Le nombre d'ordonnances d'antibiotiques chez les enfants diminue aux États-Unis, depuis dix ans, mais depuis quelques années, on observe un plateau, révèle une nouvelle étude américaine. Au Québec, la situation est similaire.

«Il y a eu beaucoup d'efforts pour diminuer la prescription d'antibiotiques, notamment pour les otites, mais on semble avoir atteint un plateau», explique l'auteure principale de l'étude parue dans la revue Pediatrics, Louise Vaz, de l'Université Harvard.

«Il faut trouver une nouvelle approche pour continuer les progrès. Nous avons notamment observé que l'une des trois compagnies d'assurances a un taux de prescription inférieur du tiers. Il faudrait voir quelles sont leurs pratiques pour en tirer des leçons.»

En 2009, la Société canadienne de pédiatrie a recommandé que ses membres attendent 48 heures avant de prescrire un antibiotique pour une otite. Plus de 75% des otites sont causées par des bactéries, contre lesquelles les antibiotiques s'avèrent efficaces. Les autres sont causées par des virus, que les antibiotiques sont impuissants à combattre. Mais les otites guérissent le plus souvent avant même que l'antibiotique ait le temps de faire effet. Les efforts pour diminuer la prescription inutile d'antibiotiques visent à limiter la progression de la résistance des bactéries aux antibiotiques.

Situation au Canada

La situation est similaire au Canada, selon Karl Weiss, microbiologiste à l'hôpital Maisonneuve-Rosemont.

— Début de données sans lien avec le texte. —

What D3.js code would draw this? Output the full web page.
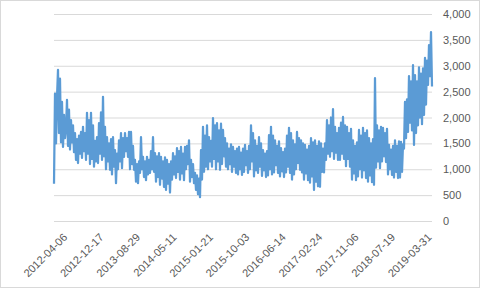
<!DOCTYPE html>
<html>
<head>
<meta charset="utf-8">
<script src="https://cdn.jsdelivr.net/npm/d3@7"></script>
<style>
  html, body { margin: 0; padding: 0; background: #fff; }
  svg { display: block; font-family: "Liberation Sans", Arial, sans-serif; }
</style>
</head>
<body>
<div class="chart-container"></div>
<script>
// Weekly readings, first week 2012-04-06
var startDate = "2012-04-06";
var weeklyValues = [
    720, 2460, 1500, 2380,
    2920, 1700, 2750, 1520,
    2300, 1430, 2050, 1600,
    1780, 2340, 1450, 2150,
    1380, 1950, 1520, 1850, 1330,
    1700, 1180, 1580, 1120, 1650, 1300, 1720,
    1220, 1820, 1350, 1700,
    1180, 2090, 1300, 1950,
    1100, 2090, 1200, 1850,
    1050, 1550, 1150, 1620,
    1120, 1890, 1300, 2100, 1180,
    2400, 1250, 1820,
    1000, 1620, 1150, 1500, 990, 1580,
    900, 1620, 1050, 1370, 730, 1300,
    1000, 1560, 1150, 1700, 1020, 1600,
    1240, 1700, 1350, 1600, 1240, 1720,
    1000, 1720, 1100, 1450, 990,
    1180, 760, 1100, 730, 1150,
    930, 1620, 1000,
    1240, 850, 1150, 790, 1240, 900, 1180,
    930, 1350, 1000, 1620,
    950, 1310, 760, 1250, 850, 1310,
    700, 1240, 820, 1150, 660, 1230,
    600, 1180, 720, 1100, 550, 1150,
    800, 1310, 900, 1250,
    830, 1410, 950, 1350,
    800, 1430, 920, 1300, 790, 1430,
    1000, 1450, 1100, 1560,
    760, 1180, 850, 1100, 730,
    930, 600, 880, 520, 820,
    460, 1370, 800,
    1820, 950, 1650, 1050, 1850,
    1000, 1620, 1150, 1550,
    1050, 1990, 1200, 1850,
    1000, 1890, 1150, 1750, 990, 1880,
    1100, 1760, 1250, 1600, 1050,
    1500, 1000, 1400, 1100, 1480,
    950, 1430, 1050, 1350, 930, 1400,
    900, 1430, 1000, 1320, 890, 1400,
    950, 1470, 1080, 1350, 930, 1450,
    1000, 1850, 1150, 1700,
    860, 1560, 980, 1450,
    930, 1620, 1050, 1500,
    870, 1370, 980, 1300, 850, 1350,
    880, 1660, 1000, 1820, 900, 1650,
    940, 1560, 1080, 1450, 930, 1540,
    860, 1410, 960, 1330, 850, 1400,
    940, 1650, 1050, 1800, 930, 1700,
    800, 1560, 900, 1480,
    1000, 1720, 1120, 1600, 990, 1560,
    940, 1500,
    800, 1470, 920, 1380, 790, 1450,
    740, 1600, 860, 1520,
    600, 1560, 760, 1450, 670, 1540,
    660, 1500, 950, 1400, 940, 1500,
    1180, 1950, 1300, 1850,
    1240, 2000, 1350, 2160,
    1200, 1820, 1320, 1700, 1180, 1800,
    1180, 1900, 1300, 2010, 1200, 1850,
    1060, 1820, 1200, 1700, 1050, 1780,
    800, 1560, 920, 1450, 790, 1520,
    860, 1760, 1000, 1650,
    840, 1800, 980, 1700, 830, 1750,
    760, 1600, 880, 1500, 750, 1580,
    700, 2760,
    1030, 1850, 1150, 1750, 1020, 1820,
    1150, 1800, 1250, 1700, 1140, 1780,
    900, 1470, 1000, 1380, 890, 1450,
    840, 1560, 950, 1450, 830, 1540,
    840, 1530, 950, 1480,
    1400, 2300, 1600, 2350,
    1720, 2800, 1900, 2700, 1750, 3010,
    1470, 2820, 1700, 2700,
    1850, 2970, 2000, 2850, 1870, 2950,
    2050, 3150, 2250, 3100,
    2630, 3400, 2800, 3650, 2600
];
var tickLabels = ["2012-04-06", "2012-12-17", "2013-08-29", "2014-05-11", "2015-01-21",
    "2015-10-03", "2016-06-14", "2017-02-24", "2017-11-06", "2018-07-19", "2019-03-31"];
var yTicks = [0, 500, 1000, 1500, 2000, 2500, 3000, 3500, 4000];

var W = 480, H = 288;
var plot = {left: 54, right: 432, top: 14, bottom: 221};

var parseDate = d3.utcParse("%Y-%m-%d");
var t0 = parseDate(startDate);
var data = weeklyValues.map(function(v, i) {
    return {date: d3.utcDay.offset(t0, i * 7), value: v};
});

var x = d3.scaleUtc()
    .domain(d3.extent(data, function(d) { return d.date; }))
    .range([plot.left, plot.right]);
var y = d3.scaleLinear()
    .domain([0, 4000])
    .range([plot.bottom, plot.top]);

var svg = d3.select(".chart-container").append("svg")
    .attr("width", W)
    .attr("height", H);

// chart border
svg.append("rect")
    .attr("x", 0.5).attr("y", 0.5)
    .attr("width", W - 1).attr("height", H - 1)
    .attr("fill", "#fff")
    .attr("stroke", "#d9d9d9");

// gridlines + right-side labels
var yAxis = d3.axisRight(y)
    .tickValues(yTicks)
    .tickSize(-(plot.right - plot.left))
    .tickPadding(11)
    .tickFormat(d3.format(","));
var gy = svg.append("g")
    .attr("transform", "translate(" + plot.right + ",0)")
    .call(yAxis);
gy.select(".domain").remove();
gy.selectAll(".tick line").attr("stroke", "#d9d9d9");
gy.selectAll(".tick text")
    .attr("fill", "#595959")
    .attr("font-size", "11px");

// line
var line = d3.line()
    .x(function(d) { return x(d.date); })
    .y(function(d) { return y(d.value); });
svg.append("path")
    .datum(data)
    .attr("fill", "none")
    .attr("stroke", "#5b9bd5")
    .attr("stroke-width", 2.25)
    .attr("stroke-linejoin", "round")
    .attr("d", line);

// rotated date labels
svg.append("g").selectAll("text")
    .data(tickLabels)
    .join("text")
    .attr("transform", function(d) {
        return "translate(" + (x(parseDate(d)) + 14) + ",238) rotate(-45)";
    })
    .attr("text-anchor", "end")
    .attr("fill", "#595959")
    .attr("font-size", "11px")
    .text(function(d) { return d; });
</script>
</body>
</html>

«On peut toujours faire mieux, mais plus on approche d'un certain plancher, plus la tâche est difficile», dit le Dr Weiss, qui a publié en 2011 une étude montrant que le Québec a davantage réduit l'utilisation d'antibiotiques que le reste du Canada grâce à un programme mis en place en 2004. Faisant suite à plusieurs éclosions de souches résistantes aux antibiotiques de la bactérie C. difficile, ce programme s'adressait aux médecins et aux étudiants en médecine.

En baisse

L'étude de la Dre Vaz a noté une baisse particulièrement nette des ordonnances d'antibiotiques pour les enfants de moins de deux ans, 30% entre 2000 et 2010. La baisse était négligeable, mais toujours statistiquement significative, chez les enfants de plus de six ans.

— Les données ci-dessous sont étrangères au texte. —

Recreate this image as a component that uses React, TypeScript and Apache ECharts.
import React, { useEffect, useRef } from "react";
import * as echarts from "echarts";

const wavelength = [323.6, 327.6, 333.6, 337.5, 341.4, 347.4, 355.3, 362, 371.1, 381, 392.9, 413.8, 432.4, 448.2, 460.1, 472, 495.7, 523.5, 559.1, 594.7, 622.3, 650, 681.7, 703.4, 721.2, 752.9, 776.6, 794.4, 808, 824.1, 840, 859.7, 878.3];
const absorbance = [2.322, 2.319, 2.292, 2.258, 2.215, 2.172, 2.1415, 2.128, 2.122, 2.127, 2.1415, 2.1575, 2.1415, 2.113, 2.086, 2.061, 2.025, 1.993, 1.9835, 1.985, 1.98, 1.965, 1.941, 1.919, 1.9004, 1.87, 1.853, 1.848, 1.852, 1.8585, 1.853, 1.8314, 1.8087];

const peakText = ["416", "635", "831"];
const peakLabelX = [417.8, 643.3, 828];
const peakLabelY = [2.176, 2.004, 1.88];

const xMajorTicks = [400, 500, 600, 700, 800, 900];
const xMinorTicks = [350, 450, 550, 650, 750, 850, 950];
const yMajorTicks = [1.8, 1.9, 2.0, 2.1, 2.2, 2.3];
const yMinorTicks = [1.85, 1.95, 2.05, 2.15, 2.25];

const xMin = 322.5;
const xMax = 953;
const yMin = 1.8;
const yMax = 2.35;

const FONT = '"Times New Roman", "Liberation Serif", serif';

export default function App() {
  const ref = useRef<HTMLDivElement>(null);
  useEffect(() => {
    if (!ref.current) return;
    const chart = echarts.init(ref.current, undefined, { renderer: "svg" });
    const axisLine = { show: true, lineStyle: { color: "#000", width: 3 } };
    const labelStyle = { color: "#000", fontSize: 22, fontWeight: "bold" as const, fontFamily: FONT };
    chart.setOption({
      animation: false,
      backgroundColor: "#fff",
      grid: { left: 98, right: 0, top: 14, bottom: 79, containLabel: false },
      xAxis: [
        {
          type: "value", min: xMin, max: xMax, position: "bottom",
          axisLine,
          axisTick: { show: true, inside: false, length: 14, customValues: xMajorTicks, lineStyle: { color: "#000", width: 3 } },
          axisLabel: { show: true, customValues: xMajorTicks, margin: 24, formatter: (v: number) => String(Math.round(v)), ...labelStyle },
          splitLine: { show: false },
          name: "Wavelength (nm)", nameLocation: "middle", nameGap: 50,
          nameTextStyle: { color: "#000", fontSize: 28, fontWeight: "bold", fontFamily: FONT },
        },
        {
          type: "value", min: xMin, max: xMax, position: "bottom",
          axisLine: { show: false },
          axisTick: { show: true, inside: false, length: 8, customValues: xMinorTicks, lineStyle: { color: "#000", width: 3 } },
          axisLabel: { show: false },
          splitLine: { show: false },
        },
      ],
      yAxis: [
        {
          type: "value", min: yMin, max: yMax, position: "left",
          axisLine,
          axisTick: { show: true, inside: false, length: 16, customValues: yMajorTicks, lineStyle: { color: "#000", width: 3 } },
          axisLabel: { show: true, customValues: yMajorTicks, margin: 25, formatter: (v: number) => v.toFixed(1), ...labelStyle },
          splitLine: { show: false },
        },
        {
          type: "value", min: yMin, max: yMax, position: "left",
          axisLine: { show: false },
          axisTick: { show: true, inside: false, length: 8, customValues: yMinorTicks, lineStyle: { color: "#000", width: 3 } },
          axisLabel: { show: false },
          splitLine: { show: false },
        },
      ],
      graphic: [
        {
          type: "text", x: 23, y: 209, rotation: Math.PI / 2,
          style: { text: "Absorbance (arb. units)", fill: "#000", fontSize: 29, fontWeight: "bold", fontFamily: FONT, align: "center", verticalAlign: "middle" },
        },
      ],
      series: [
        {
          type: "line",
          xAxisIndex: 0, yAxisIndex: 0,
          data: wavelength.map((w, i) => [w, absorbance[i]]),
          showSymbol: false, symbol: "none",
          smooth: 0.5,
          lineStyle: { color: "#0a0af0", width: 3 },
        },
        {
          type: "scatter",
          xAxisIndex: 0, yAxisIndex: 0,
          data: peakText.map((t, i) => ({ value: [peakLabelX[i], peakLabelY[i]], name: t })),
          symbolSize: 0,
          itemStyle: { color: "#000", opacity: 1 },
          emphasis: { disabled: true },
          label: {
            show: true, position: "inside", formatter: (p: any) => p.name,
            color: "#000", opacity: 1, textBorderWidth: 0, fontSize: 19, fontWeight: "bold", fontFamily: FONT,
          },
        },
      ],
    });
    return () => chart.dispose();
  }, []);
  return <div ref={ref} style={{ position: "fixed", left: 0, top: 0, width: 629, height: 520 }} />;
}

L'étude de 2011 du Dr Weiss a calculé une baisse de 10% des prescriptions d'antibiotiques totales au Québec de 2003 à 2007. Il a aussi publié, l'automne dernier, une étude montrant une baisse de 7% des prescriptions d'antibiotiques au Canada entre 2000 et 2010.

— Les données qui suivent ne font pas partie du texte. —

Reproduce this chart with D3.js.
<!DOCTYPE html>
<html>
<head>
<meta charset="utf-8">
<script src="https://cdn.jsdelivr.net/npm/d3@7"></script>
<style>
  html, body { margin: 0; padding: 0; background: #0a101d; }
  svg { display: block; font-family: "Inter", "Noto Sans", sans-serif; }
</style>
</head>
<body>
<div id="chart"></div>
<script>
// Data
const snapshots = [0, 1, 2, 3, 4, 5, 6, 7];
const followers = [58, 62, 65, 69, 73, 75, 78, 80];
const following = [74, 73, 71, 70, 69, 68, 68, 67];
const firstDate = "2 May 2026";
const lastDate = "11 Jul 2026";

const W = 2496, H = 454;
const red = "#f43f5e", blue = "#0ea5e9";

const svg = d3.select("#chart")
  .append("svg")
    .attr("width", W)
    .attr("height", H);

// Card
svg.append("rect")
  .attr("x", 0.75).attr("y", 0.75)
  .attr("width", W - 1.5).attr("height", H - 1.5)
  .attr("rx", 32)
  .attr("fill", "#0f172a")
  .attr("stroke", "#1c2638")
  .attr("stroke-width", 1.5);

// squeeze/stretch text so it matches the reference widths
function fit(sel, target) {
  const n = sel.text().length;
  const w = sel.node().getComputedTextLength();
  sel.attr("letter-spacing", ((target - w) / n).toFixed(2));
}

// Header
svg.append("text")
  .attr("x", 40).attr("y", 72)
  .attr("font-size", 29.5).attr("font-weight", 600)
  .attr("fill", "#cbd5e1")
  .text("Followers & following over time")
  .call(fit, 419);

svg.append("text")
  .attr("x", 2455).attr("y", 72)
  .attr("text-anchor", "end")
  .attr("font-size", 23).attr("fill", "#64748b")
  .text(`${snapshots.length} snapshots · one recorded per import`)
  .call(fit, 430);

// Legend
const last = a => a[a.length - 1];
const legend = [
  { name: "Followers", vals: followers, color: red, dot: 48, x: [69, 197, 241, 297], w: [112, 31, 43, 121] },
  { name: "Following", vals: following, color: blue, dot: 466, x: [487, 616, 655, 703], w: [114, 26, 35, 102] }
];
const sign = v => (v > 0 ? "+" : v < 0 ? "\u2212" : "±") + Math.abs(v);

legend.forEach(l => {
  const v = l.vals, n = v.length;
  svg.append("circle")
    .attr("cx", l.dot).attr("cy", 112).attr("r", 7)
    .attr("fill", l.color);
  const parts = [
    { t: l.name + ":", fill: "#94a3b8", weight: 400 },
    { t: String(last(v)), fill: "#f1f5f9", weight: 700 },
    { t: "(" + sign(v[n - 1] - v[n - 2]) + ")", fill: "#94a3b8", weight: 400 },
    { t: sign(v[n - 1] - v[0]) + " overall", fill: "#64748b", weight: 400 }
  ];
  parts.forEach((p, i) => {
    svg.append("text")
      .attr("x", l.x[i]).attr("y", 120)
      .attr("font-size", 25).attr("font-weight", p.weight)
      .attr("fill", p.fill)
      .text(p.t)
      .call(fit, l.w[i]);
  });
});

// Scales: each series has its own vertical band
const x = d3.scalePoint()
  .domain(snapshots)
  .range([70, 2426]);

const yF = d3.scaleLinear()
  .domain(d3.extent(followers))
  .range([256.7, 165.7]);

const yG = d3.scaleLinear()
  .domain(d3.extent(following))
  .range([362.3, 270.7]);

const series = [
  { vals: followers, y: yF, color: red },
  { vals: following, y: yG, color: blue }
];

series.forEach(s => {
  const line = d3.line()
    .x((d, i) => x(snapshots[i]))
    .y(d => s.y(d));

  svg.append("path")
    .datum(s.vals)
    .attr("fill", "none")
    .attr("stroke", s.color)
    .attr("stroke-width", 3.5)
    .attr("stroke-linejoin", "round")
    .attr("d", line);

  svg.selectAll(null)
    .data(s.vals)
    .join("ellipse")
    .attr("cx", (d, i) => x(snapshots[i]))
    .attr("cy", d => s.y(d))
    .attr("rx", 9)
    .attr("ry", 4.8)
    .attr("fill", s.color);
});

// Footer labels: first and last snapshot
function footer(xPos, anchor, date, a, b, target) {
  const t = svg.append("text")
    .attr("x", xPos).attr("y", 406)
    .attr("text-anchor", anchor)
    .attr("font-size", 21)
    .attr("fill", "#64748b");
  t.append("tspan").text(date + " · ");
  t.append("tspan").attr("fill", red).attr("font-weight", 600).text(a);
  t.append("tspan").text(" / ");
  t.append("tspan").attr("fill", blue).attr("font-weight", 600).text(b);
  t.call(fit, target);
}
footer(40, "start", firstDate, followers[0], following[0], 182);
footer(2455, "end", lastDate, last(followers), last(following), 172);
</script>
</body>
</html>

Voici quelques mesures proposées dans un commentaire accompagnant l'étude de Pediatrics pour continuer à diminuer le nombre d'ordonnances d'antibiotiques chez les enfants. Selon Karl Weiss, elles s'appliquent mal au Québec.

Diminuer le nombre de prescriptions par téléphone, 10% du total aux États-Unis.

Au Québec, «il n'y a pas de données à ce sujet, mais c'est fortement découragé, même si les parents sont parfois insistants», dit le Dr Weiss.

Confier davantage de prescriptions aux infirmières dans les cliniques, car elles suivent de plus près les lignes directrices.

Les infirmières ne peuvent prescrire d'antibiotiques au Québec, et selon le Dr Weiss, le taux de prescription est probablement sous-évalué puisque les cas plus sérieux sont orientés vers les médecins.

Obliger les médecins qui prescrivent des antibiotiques en contravention avec les lignes directrices de justifier leur décision par écrit.

Cette obligation n'existe pas au Québec, et, selon le Dr Weiss, «n'est pas d'une grande utilité, car les gens peuvent inscrire ce qu'ils veulent».

Fournir des outils d'autotriage sur internet qui indiquent aux parents quand aller voir un médecin n'est pas nécessaire. Ainsi, le questionnaire d'autotriage du comté de Monterey, en Californie, suggère d'aller voir un médecin pour une grippe seulement en cas de peau mate ou bleue, de désorientation, de souffle court, d'étourdissements et d'absence d'urine pendant plus de 12 heures.

«C'est utile, mais limite et dangereux, dit le Dr Weiss. C'est un peu comme dire: pas besoin de pilote dans votre avion, car la majorité du temps, ce n'est pas grave. Il suffit de consulter un algorithme qui vous dira quoi faire. Pour ma part, je préfère un avion avec pilote.»